-- START GIVEN ENTRIES --

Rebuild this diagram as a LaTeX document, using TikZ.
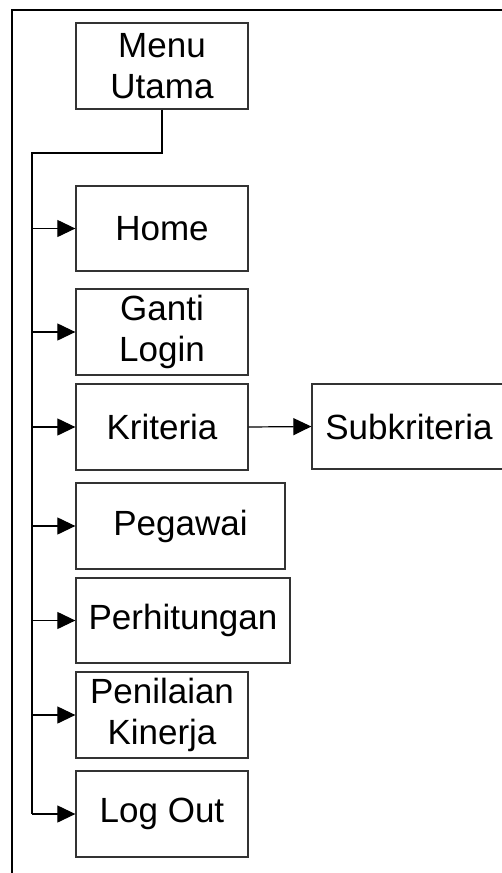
\documentclass[tikz,border=0pt]{standalone}
\usepackage{fontspec}
\setmainfont{Liberation Sans}
\usetikzlibrary{arrows.meta}
\begin{document}
\begin{tikzpicture}[x=1pt,y=-1pt,
  menubox/.style={draw=black!80, line width=1.3pt, inner sep=0pt, align=center,
    font=\fontsize{35}{41}\selectfont},
  link/.style={draw=black, line width=1.2pt},
  tip/.style={link, -{Triangle[length=18pt,width=17pt]}},
  frame/.style={draw=black, line width=2.6pt}]
\path[use as bounding box, clip] (0,0) rectangle (502,873);

% outer frame (top and left edges)
\coordinate (fl) at (12,873);
\coordinate (fc) at (12,10);
\coordinate (fr) at (510,10);
\draw[frame] (fl) -- (fc) -- (fr);

% menu boxes
\node[menubox, minimum width=172pt, minimum height=86pt] (menu) at (162,66) {Menu\\Utama};
\node[menubox, minimum width=172pt, minimum height=85pt] (home) at (162,228.5) {Home};
\node[menubox, minimum width=172pt, minimum height=86pt] (ganti) at (162,332) {Ganti\\Login};
\node[menubox, minimum width=172pt, minimum height=86pt] (krit) at (162,427) {Kriteria};
\node[menubox, minimum width=194pt, minimum height=85pt] (sub) at (409,426.5) {Subkriteria};
\node[menubox, minimum width=209pt, minimum height=86pt] (peg) at (180.5,526) {Pegawai};
\node[menubox, minimum width=214pt, minimum height=85pt] (hit) at (183,620.5) {Perhitungan};
\node[menubox, minimum width=172pt, minimum height=86pt] (nilai) at (162,715) {Penilaian\\Kinerja};
\node[menubox, minimum width=172pt, minimum height=86pt] (out) at (162,814) {Log Out};

% trunk from the main menu down the left side
\coordinate (bend) at (162,153);
\coordinate (corner) at (32,153);
\coordinate (bottom) at (32,814);
\draw[link] (menu.south) -- (bend) -- (corner) -- (bottom);

% branches into each menu item
\foreach \n in {home,ganti,krit,peg,hit,nilai,out}{
  \draw[tip] (corner |- \n.west) -- (\n.west);
}
\draw[tip] (krit.east) -- (sub.west);
\end{tikzpicture}
\end{document}
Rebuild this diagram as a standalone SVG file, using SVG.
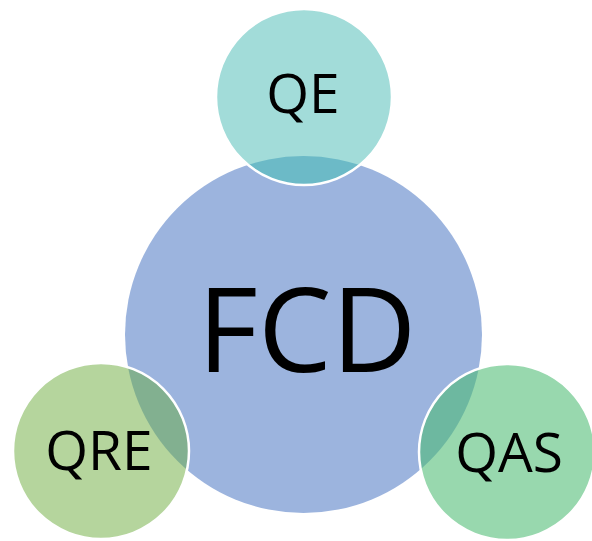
<svg xmlns="http://www.w3.org/2000/svg" width="592" height="541" viewBox="0 0 592 541">
<style>
  .lbl { font-family: "Open Sans", "Liberation Sans", sans-serif; fill: #000; text-anchor: middle; }
  .small { font-size: 55px; }
  .big { font-size: 117px; }
  .ring { fill: none; stroke: #ffffff; stroke-width: 2.5; }
</style>
<defs>
  <clipPath id="bigClip"><circle cx="303.5" cy="334.5" r="178.5"/></clipPath>
</defs>
<rect width="592" height="541" fill="#ffffff"/>
<g id="FCD">
  <circle cx="303.5" cy="334.5" r="178.5" fill="#9cb4de"/>
  <text class="lbl big" x="307" y="372">FCD</text>
</g>
<g id="QE">
  <circle cx="304" cy="97" r="88" fill="#a2dcd9"/>
  <circle cx="304" cy="97" r="88" fill="#6cbac7" clip-path="url(#bigClip)"/>
  <circle class="ring" cx="304" cy="97" r="88"/>
  <text class="lbl small" x="303" y="113">QE</text>
</g>
<g id="QRE">
  <circle cx="101" cy="451" r="88" fill="#b5d59d"/>
  <circle cx="101" cy="451" r="88" fill="#82b090" clip-path="url(#bigClip)"/>
  <circle class="ring" cx="101" cy="451" r="88"/>
  <text class="lbl small" x="99" y="470">QRE</text>
</g>
<g id="QAS">
  <circle cx="507" cy="452" r="88" fill="#98d8ae"/>
  <circle cx="507" cy="452" r="88" fill="#6db8a0" clip-path="url(#bigClip)"/>
  <circle class="ring" cx="507" cy="452" r="88"/>
  <text class="lbl small" x="509" y="472">QAS</text>
</g>
<g id="connectors"></g>
</svg>
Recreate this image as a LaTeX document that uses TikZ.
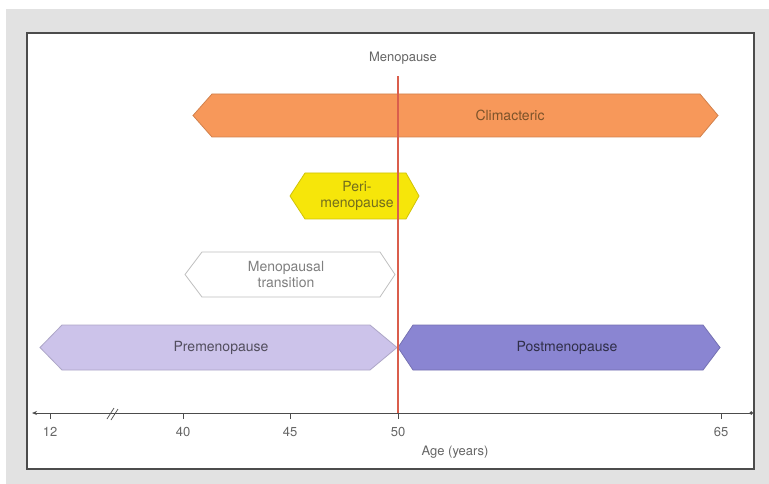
\documentclass[tikz,border=0pt]{standalone}
\usepackage{fontspec}
\setmainfont{TeX Gyre Heros}
\usepackage{xcolor}
\usetikzlibrary{arrows.meta}

\definecolor{framegray}{HTML}{E2E2E2}
\definecolor{climorange}{HTML}{F7985A}
\definecolor{periyellow}{HTML}{F6E60A}
\definecolor{prelav}{HTML}{CCC3EA}
\definecolor{postpurple}{HTML}{8A85D2}
\definecolor{menored}{HTML}{DA5E4C}

\begin{document}
\begin{tikzpicture}[x=1pt,y=-1pt,
  bartext/.style={font=\fontsize{14}{16}\selectfont, align=center, inner sep=0pt},
  ticklabel/.style={font=\fontsize{13}{15}\selectfont, text=black!60, inner sep=0pt},
  axisline/.style={draw=black!70, line width=0.9pt}]
  \useasboundingbox (0,0) rectangle (769,484);
  \fill[white] (0,0) rectangle (769,484);
  \fill[framegray] (6,9) rectangle (769,484);
  \filldraw[fill=white, draw=black!70, line width=1.6pt] (27,33) rectangle (754,469);

  % phases
  \filldraw[fill=climorange, draw=climorange!85!black, line width=0.8pt]
    (193,115.5) -- (212,94) -- (700,94) -- (718,115.5) -- (700,137) -- (212,137) -- cycle;
  \node[bartext, text=brown!65!black] (clim) at (510,115.5) {Climacteric};
  \filldraw[fill=periyellow, draw=periyellow!85!black, line width=0.8pt]
    (290,196) -- (305,173) -- (406,173) -- (419,196) -- (406,219) -- (305,219) -- cycle;
  \node[bartext, text=olive!75!black] (peri) at (357,196) {Peri-\\menopause};
  \filldraw[fill=white, draw=black!25, line width=0.8pt]
    (185,274.5) -- (202,252) -- (380,252) -- (395,274.5) -- (380,297) -- (202,297) -- cycle;
  \node[bartext, text=black!50] (trans) at (286,274.5) {Menopausal\\transition};
  \filldraw[fill=prelav, draw=prelav!85!black, line width=0.8pt]
    (40,347.5) -- (62,325) -- (370,325) -- (397,347.5) -- (370,370) -- (62,370) -- cycle;
  \node[bartext, text=black!60!prelav] (pre) at (221,347.5) {Premenopause};
  \filldraw[fill=postpurple, draw=postpurple!85!black, line width=0.8pt]
    (398,347.5) -- (413,325) -- (703,325) -- (720,347.5) -- (703,370) -- (413,370) -- cycle;
  \node[bartext, text=black!65!postpurple] (post) at (567,347.5) {Postmenopause};

  % age axis
  \coordinate (axl) at (32,413);
  \coordinate (axr) at (753,413);
  \coordinate (m50) at (398,413);
  \draw[axisline, {Stealth[length=5pt,width=4pt]}-{Circle[length=3.5pt]}] (axl) -- (axr);
  \foreach \x/\a in {50/12, 183/40, 290/45, 398/50, 721/65}
    \draw[axisline, line width=0.6pt] (\x,413) -- (\x,419) node[ticklabel, anchor=north] (t\a) at (\x,427) {\a};
  \draw[axisline, line width=0.7pt] (107,419) -- (114,408) (111,420) -- (118,409);
  \node[ticklabel] (age) at (455,452) {Age (years)};

  % menopause marker
  \node[ticklabel] (meno) at (403,58) {Menopause};
  \draw[menored, line width=1.3pt] (meno.south) ++(-5,12) -- (m50);
\end{tikzpicture}
\end{document}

-- END GIVEN ENTRIES --

- **WHAT IS REQUIRED**
Repeat all the records above exactly, leaving out any pictures.

- **RESPONSE FOR THIS EXERCISE**
Rebuild this diagram as a LaTeX document, using TikZ.
\documentclass[tikz,border=0pt]{standalone}
\usepackage{fontspec}
\setmainfont{Liberation Sans}
\usetikzlibrary{arrows.meta}
\begin{document}
\begin{tikzpicture}[x=1pt,y=-1pt,
  menubox/.style={draw=black!80, line width=1.3pt, inner sep=0pt, align=center,
    font=\fontsize{35}{41}\selectfont},
  link/.style={draw=black, line width=1.2pt},
  tip/.style={link, -{Triangle[length=18pt,width=17pt]}},
  frame/.style={draw=black, line width=2.6pt}]
\path[use as bounding box, clip] (0,0) rectangle (502,873);

% outer frame (top and left edges)
\coordinate (fl) at (12,873);
\coordinate (fc) at (12,10);
\coordinate (fr) at (510,10);
\draw[frame] (fl) -- (fc) -- (fr);

% menu boxes
\node[menubox, minimum width=172pt, minimum height=86pt] (menu) at (162,66) {Menu\\Utama};
\node[menubox, minimum width=172pt, minimum height=85pt] (home) at (162,228.5) {Home};
\node[menubox, minimum width=172pt, minimum height=86pt] (ganti) at (162,332) {Ganti\\Login};
\node[menubox, minimum width=172pt, minimum height=86pt] (krit) at (162,427) {Kriteria};
\node[menubox, minimum width=194pt, minimum height=85pt] (sub) at (409,426.5) {Subkriteria};
\node[menubox, minimum width=209pt, minimum height=86pt] (peg) at (180.5,526) {Pegawai};
\node[menubox, minimum width=214pt, minimum height=85pt] (hit) at (183,620.5) {Perhitungan};
\node[menubox, minimum width=172pt, minimum height=86pt] (nilai) at (162,715) {Penilaian\\Kinerja};
\node[menubox, minimum width=172pt, minimum height=86pt] (out) at (162,814) {Log Out};

% trunk from the main menu down the left side
\coordinate (bend) at (162,153);
\coordinate (corner) at (32,153);
\coordinate (bottom) at (32,814);
\draw[link] (menu.south) -- (bend) -- (corner) -- (bottom);

% branches into each menu item
\foreach \n in {home,ganti,krit,peg,hit,nilai,out}{
  \draw[tip] (corner |- \n.west) -- (\n.west);
}
\draw[tip] (krit.east) -- (sub.west);
\end{tikzpicture}
\end{document}
Rebuild this diagram as a standalone SVG file, using SVG.
<svg xmlns="http://www.w3.org/2000/svg" width="592" height="541" viewBox="0 0 592 541">
<style>
  .lbl { font-family: "Open Sans", "Liberation Sans", sans-serif; fill: #000; text-anchor: middle; }
  .small { font-size: 55px; }
  .big { font-size: 117px; }
  .ring { fill: none; stroke: #ffffff; stroke-width: 2.5; }
</style>
<defs>
  <clipPath id="bigClip"><circle cx="303.5" cy="334.5" r="178.5"/></clipPath>
</defs>
<rect width="592" height="541" fill="#ffffff"/>
<g id="FCD">
  <circle cx="303.5" cy="334.5" r="178.5" fill="#9cb4de"/>
  <text class="lbl big" x="307" y="372">FCD</text>
</g>
<g id="QE">
  <circle cx="304" cy="97" r="88" fill="#a2dcd9"/>
  <circle cx="304" cy="97" r="88" fill="#6cbac7" clip-path="url(#bigClip)"/>
  <circle class="ring" cx="304" cy="97" r="88"/>
  <text class="lbl small" x="303" y="113">QE</text>
</g>
<g id="QRE">
  <circle cx="101" cy="451" r="88" fill="#b5d59d"/>
  <circle cx="101" cy="451" r="88" fill="#82b090" clip-path="url(#bigClip)"/>
  <circle class="ring" cx="101" cy="451" r="88"/>
  <text class="lbl small" x="99" y="470">QRE</text>
</g>
<g id="QAS">
  <circle cx="507" cy="452" r="88" fill="#98d8ae"/>
  <circle cx="507" cy="452" r="88" fill="#6db8a0" clip-path="url(#bigClip)"/>
  <circle class="ring" cx="507" cy="452" r="88"/>
  <text class="lbl small" x="509" y="472">QAS</text>
</g>
<g id="connectors"></g>
</svg>
Recreate this image as a LaTeX document that uses TikZ.
\documentclass[tikz,border=0pt]{standalone}
\usepackage{fontspec}
\setmainfont{TeX Gyre Heros}
\usepackage{xcolor}
\usetikzlibrary{arrows.meta}

\definecolor{framegray}{HTML}{E2E2E2}
\definecolor{climorange}{HTML}{F7985A}
\definecolor{periyellow}{HTML}{F6E60A}
\definecolor{prelav}{HTML}{CCC3EA}
\definecolor{postpurple}{HTML}{8A85D2}
\definecolor{menored}{HTML}{DA5E4C}

\begin{document}
\begin{tikzpicture}[x=1pt,y=-1pt,
  bartext/.style={font=\fontsize{14}{16}\selectfont, align=center, inner sep=0pt},
  ticklabel/.style={font=\fontsize{13}{15}\selectfont, text=black!60, inner sep=0pt},
  axisline/.style={draw=black!70, line width=0.9pt}]
  \useasboundingbox (0,0) rectangle (769,484);
  \fill[white] (0,0) rectangle (769,484);
  \fill[framegray] (6,9) rectangle (769,484);
  \filldraw[fill=white, draw=black!70, line width=1.6pt] (27,33) rectangle (754,469);

  % phases
  \filldraw[fill=climorange, draw=climorange!85!black, line width=0.8pt]
    (193,115.5) -- (212,94) -- (700,94) -- (718,115.5) -- (700,137) -- (212,137) -- cycle;
  \node[bartext, text=brown!65!black] (clim) at (510,115.5) {Climacteric};
  \filldraw[fill=periyellow, draw=periyellow!85!black, line width=0.8pt]
    (290,196) -- (305,173) -- (406,173) -- (419,196) -- (406,219) -- (305,219) -- cycle;
  \node[bartext, text=olive!75!black] (peri) at (357,196) {Peri-\\menopause};
  \filldraw[fill=white, draw=black!25, line width=0.8pt]
    (185,274.5) -- (202,252) -- (380,252) -- (395,274.5) -- (380,297) -- (202,297) -- cycle;
  \node[bartext, text=black!50] (trans) at (286,274.5) {Menopausal\\transition};
  \filldraw[fill=prelav, draw=prelav!85!black, line width=0.8pt]
    (40,347.5) -- (62,325) -- (370,325) -- (397,347.5) -- (370,370) -- (62,370) -- cycle;
  \node[bartext, text=black!60!prelav] (pre) at (221,347.5) {Premenopause};
  \filldraw[fill=postpurple, draw=postpurple!85!black, line width=0.8pt]
    (398,347.5) -- (413,325) -- (703,325) -- (720,347.5) -- (703,370) -- (413,370) -- cycle;
  \node[bartext, text=black!65!postpurple] (post) at (567,347.5) {Postmenopause};

  % age axis
  \coordinate (axl) at (32,413);
  \coordinate (axr) at (753,413);
  \coordinate (m50) at (398,413);
  \draw[axisline, {Stealth[length=5pt,width=4pt]}-{Circle[length=3.5pt]}] (axl) -- (axr);
  \foreach \x/\a in {50/12, 183/40, 290/45, 398/50, 721/65}
    \draw[axisline, line width=0.6pt] (\x,413) -- (\x,419) node[ticklabel, anchor=north] (t\a) at (\x,427) {\a};
  \draw[axisline, line width=0.7pt] (107,419) -- (114,408) (111,420) -- (118,409);
  \node[ticklabel] (age) at (455,452) {Age (years)};

  % menopause marker
  \node[ticklabel] (meno) at (403,58) {Menopause};
  \draw[menored, line width=1.3pt] (meno.south) ++(-5,12) -- (m50);
\end{tikzpicture}
\end{document}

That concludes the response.